▶ TASK DESCRIPTION
Copy each line below exactly and leave the pictures out.

▶ RAW DATA
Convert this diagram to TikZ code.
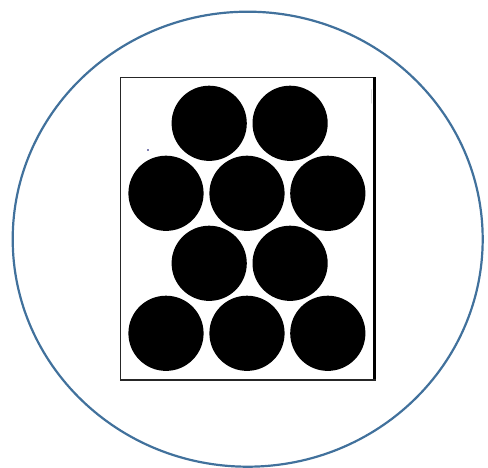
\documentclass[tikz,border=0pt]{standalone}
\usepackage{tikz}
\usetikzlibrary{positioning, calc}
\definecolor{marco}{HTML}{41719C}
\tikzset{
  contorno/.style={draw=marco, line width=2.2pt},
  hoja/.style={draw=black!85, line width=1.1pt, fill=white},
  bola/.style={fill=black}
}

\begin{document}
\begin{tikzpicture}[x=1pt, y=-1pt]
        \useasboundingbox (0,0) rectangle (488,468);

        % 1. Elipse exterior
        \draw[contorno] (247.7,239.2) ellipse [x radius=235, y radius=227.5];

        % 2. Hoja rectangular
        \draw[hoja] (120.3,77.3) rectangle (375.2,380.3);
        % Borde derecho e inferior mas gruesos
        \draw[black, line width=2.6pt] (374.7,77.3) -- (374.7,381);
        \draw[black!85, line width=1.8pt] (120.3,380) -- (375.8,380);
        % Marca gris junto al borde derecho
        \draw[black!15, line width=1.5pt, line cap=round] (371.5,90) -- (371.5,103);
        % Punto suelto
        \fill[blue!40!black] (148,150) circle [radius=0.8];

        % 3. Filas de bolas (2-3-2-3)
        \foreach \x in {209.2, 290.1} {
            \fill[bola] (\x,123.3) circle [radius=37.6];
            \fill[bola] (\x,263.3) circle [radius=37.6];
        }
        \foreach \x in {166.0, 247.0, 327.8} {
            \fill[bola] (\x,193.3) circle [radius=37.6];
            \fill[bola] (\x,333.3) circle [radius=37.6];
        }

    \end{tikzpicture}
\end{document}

▶ SOLUTION
Convert this diagram to TikZ code.
\documentclass[tikz,border=0pt]{standalone}
\usepackage{tikz}
\usetikzlibrary{positioning, calc}
\definecolor{marco}{HTML}{41719C}
\tikzset{
  contorno/.style={draw=marco, line width=2.2pt},
  hoja/.style={draw=black!85, line width=1.1pt, fill=white},
  bola/.style={fill=black}
}

\begin{document}
\begin{tikzpicture}[x=1pt, y=-1pt]
        \useasboundingbox (0,0) rectangle (488,468);

        % 1. Elipse exterior
        \draw[contorno] (247.7,239.2) ellipse [x radius=235, y radius=227.5];

        % 2. Hoja rectangular
        \draw[hoja] (120.3,77.3) rectangle (375.2,380.3);
        % Borde derecho e inferior mas gruesos
        \draw[black, line width=2.6pt] (374.7,77.3) -- (374.7,381);
        \draw[black!85, line width=1.8pt] (120.3,380) -- (375.8,380);
        % Marca gris junto al borde derecho
        \draw[black!15, line width=1.5pt, line cap=round] (371.5,90) -- (371.5,103);
        % Punto suelto
        \fill[blue!40!black] (148,150) circle [radius=0.8];

        % 3. Filas de bolas (2-3-2-3)
        \foreach \x in {209.2, 290.1} {
            \fill[bola] (\x,123.3) circle [radius=37.6];
            \fill[bola] (\x,263.3) circle [radius=37.6];
        }
        \foreach \x in {166.0, 247.0, 327.8} {
            \fill[bola] (\x,193.3) circle [radius=37.6];
            \fill[bola] (\x,333.3) circle [radius=37.6];
        }

    \end{tikzpicture}
\end{document}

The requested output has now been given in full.